## Data to use

-- start --

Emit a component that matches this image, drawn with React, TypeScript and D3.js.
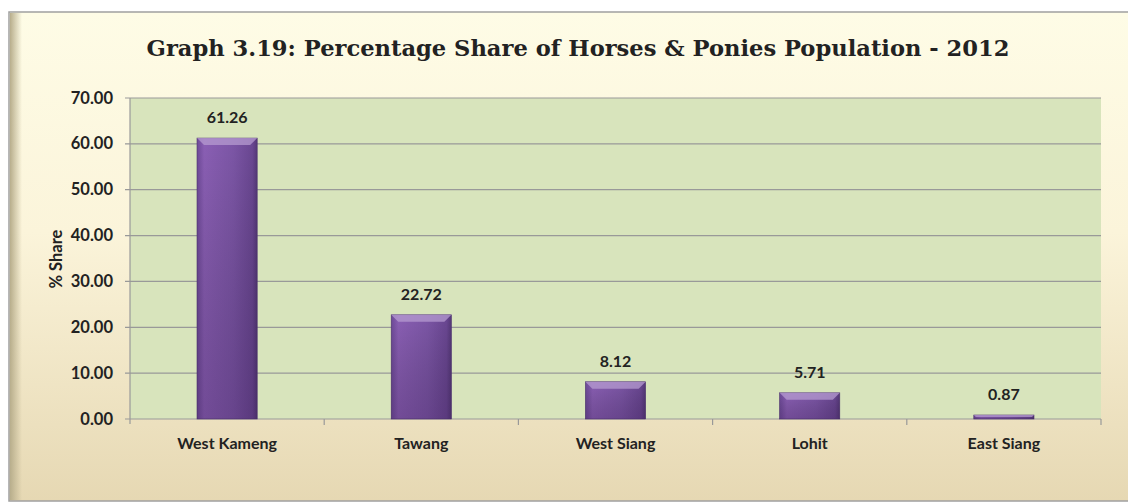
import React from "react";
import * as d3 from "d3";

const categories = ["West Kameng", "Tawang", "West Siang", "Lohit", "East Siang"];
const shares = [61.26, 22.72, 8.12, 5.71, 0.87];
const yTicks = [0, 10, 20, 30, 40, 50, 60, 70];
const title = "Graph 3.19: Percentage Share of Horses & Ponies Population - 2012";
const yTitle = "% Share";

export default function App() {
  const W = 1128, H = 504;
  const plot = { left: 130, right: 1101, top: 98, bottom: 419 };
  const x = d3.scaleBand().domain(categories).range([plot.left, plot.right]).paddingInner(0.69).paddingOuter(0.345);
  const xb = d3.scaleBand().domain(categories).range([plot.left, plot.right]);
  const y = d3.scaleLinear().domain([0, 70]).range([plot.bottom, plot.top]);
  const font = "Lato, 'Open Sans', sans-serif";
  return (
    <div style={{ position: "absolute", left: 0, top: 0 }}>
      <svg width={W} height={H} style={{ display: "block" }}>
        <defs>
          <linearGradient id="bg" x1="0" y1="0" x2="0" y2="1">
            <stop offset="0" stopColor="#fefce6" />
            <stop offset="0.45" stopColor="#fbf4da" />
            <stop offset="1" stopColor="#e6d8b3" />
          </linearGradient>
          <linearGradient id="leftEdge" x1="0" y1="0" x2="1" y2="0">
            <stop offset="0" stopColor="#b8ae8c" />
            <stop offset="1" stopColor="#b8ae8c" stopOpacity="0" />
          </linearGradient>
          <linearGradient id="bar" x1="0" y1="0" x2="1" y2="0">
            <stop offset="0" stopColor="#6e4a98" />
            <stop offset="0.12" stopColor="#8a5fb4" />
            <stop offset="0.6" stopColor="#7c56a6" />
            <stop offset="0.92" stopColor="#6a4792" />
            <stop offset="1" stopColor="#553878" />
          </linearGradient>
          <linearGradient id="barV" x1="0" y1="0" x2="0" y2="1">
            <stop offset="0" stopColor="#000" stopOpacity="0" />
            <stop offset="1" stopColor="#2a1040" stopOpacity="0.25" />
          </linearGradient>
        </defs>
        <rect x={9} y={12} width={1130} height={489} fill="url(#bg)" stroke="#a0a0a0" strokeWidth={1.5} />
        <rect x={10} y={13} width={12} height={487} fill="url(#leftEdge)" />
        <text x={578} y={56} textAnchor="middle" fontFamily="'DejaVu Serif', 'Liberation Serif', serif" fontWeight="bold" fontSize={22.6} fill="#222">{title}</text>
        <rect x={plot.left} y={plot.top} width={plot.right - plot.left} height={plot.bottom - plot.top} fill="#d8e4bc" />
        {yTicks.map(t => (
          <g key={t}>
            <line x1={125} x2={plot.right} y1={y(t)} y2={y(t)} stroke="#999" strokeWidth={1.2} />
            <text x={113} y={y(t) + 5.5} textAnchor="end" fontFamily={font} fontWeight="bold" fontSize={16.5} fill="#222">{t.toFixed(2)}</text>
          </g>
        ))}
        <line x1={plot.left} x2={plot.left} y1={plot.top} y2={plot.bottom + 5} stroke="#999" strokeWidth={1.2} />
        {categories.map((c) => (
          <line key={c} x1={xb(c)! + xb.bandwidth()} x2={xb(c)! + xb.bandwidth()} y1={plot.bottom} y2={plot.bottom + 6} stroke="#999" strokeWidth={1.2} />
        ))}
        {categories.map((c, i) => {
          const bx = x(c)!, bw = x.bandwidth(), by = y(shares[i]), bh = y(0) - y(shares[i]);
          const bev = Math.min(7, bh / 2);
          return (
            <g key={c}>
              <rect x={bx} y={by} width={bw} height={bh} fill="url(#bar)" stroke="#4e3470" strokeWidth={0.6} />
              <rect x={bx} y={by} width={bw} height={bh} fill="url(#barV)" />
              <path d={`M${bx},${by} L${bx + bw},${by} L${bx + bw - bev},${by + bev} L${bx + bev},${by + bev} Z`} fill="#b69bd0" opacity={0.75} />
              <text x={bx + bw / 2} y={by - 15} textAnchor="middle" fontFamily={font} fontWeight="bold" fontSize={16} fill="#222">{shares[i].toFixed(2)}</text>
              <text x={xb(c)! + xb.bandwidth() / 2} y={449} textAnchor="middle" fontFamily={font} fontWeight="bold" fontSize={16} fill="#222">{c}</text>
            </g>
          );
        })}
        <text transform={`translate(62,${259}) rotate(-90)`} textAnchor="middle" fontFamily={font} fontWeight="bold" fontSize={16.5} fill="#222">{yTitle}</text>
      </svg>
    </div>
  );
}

-- end --
-- start --

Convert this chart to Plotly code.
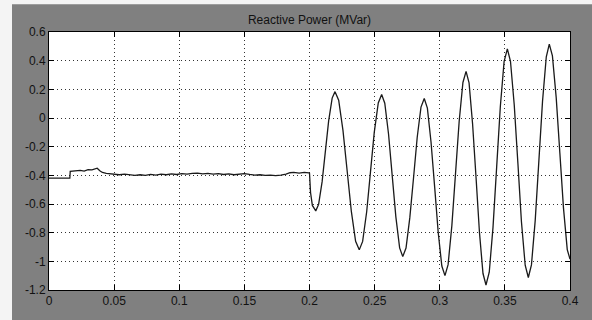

-- end --
-- start --

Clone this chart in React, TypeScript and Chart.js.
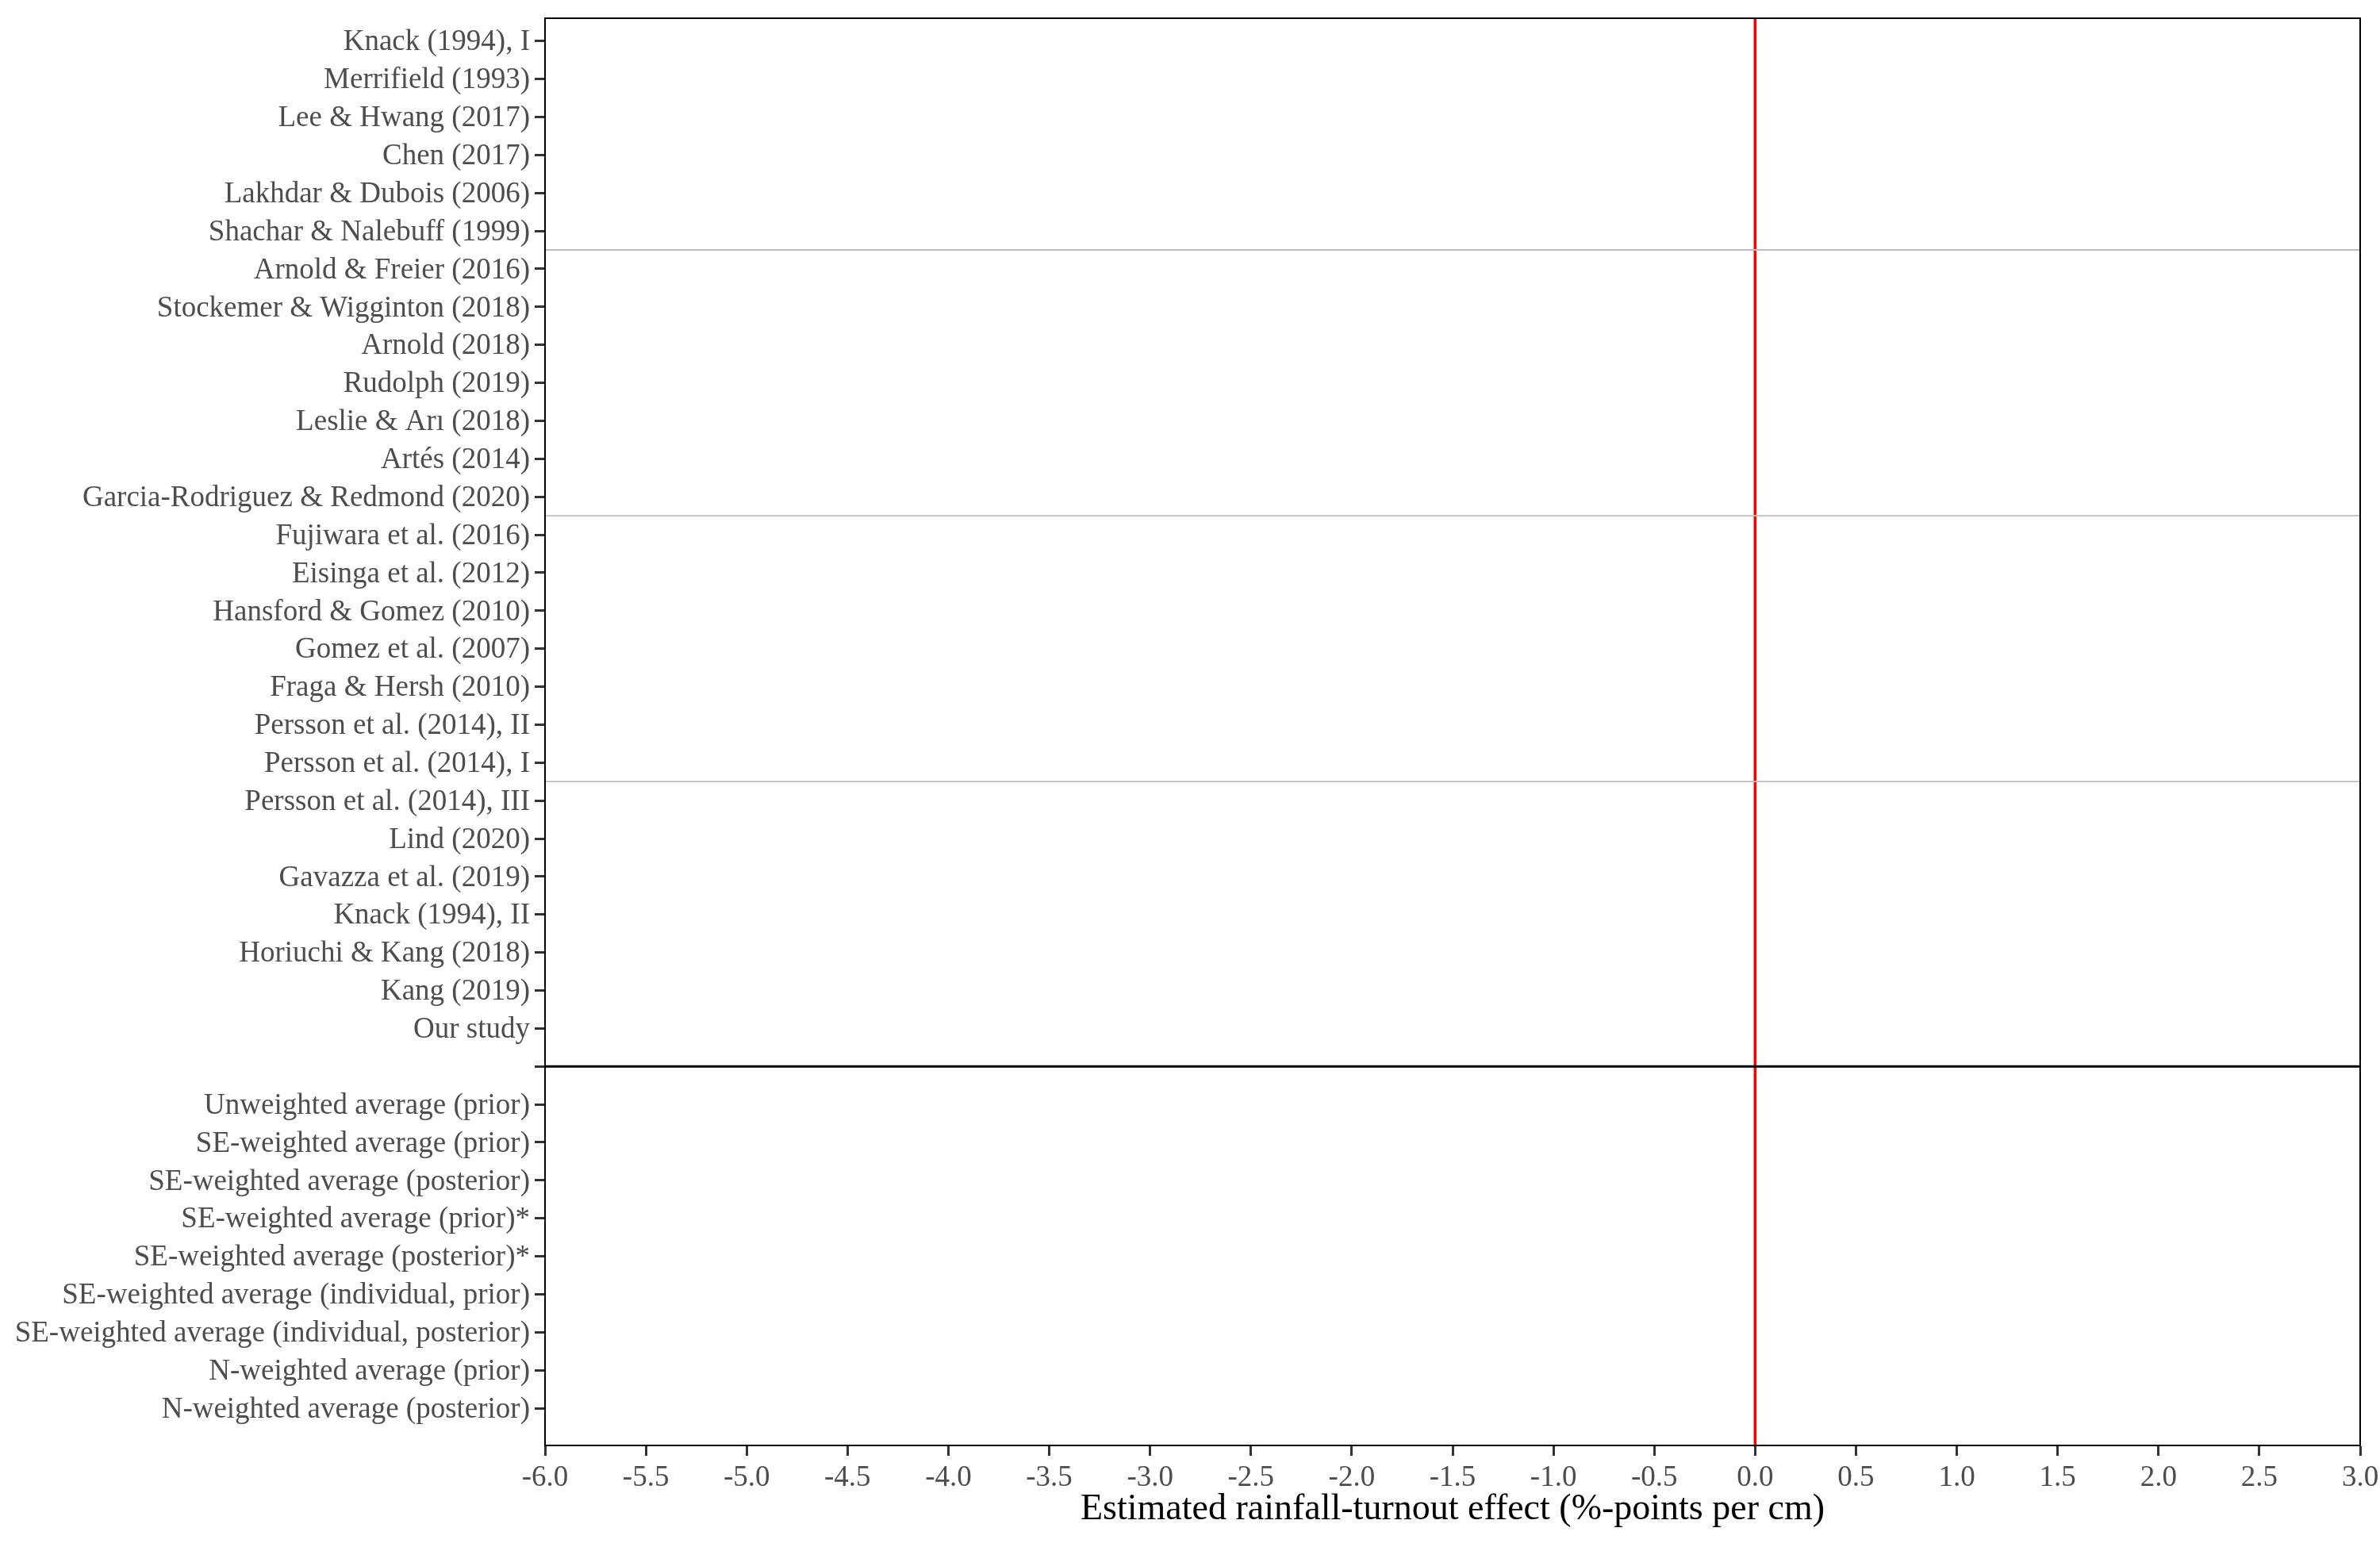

-- end --

## Instruction
Set down the lines running from the one with "Emit a component" through the one with "import * as", both ends kept, exactly and with no pictures.

## Task solution
Emit a component that matches this image, drawn with React, TypeScript and D3.js.
import React from "react";
import * as d3 from "d3";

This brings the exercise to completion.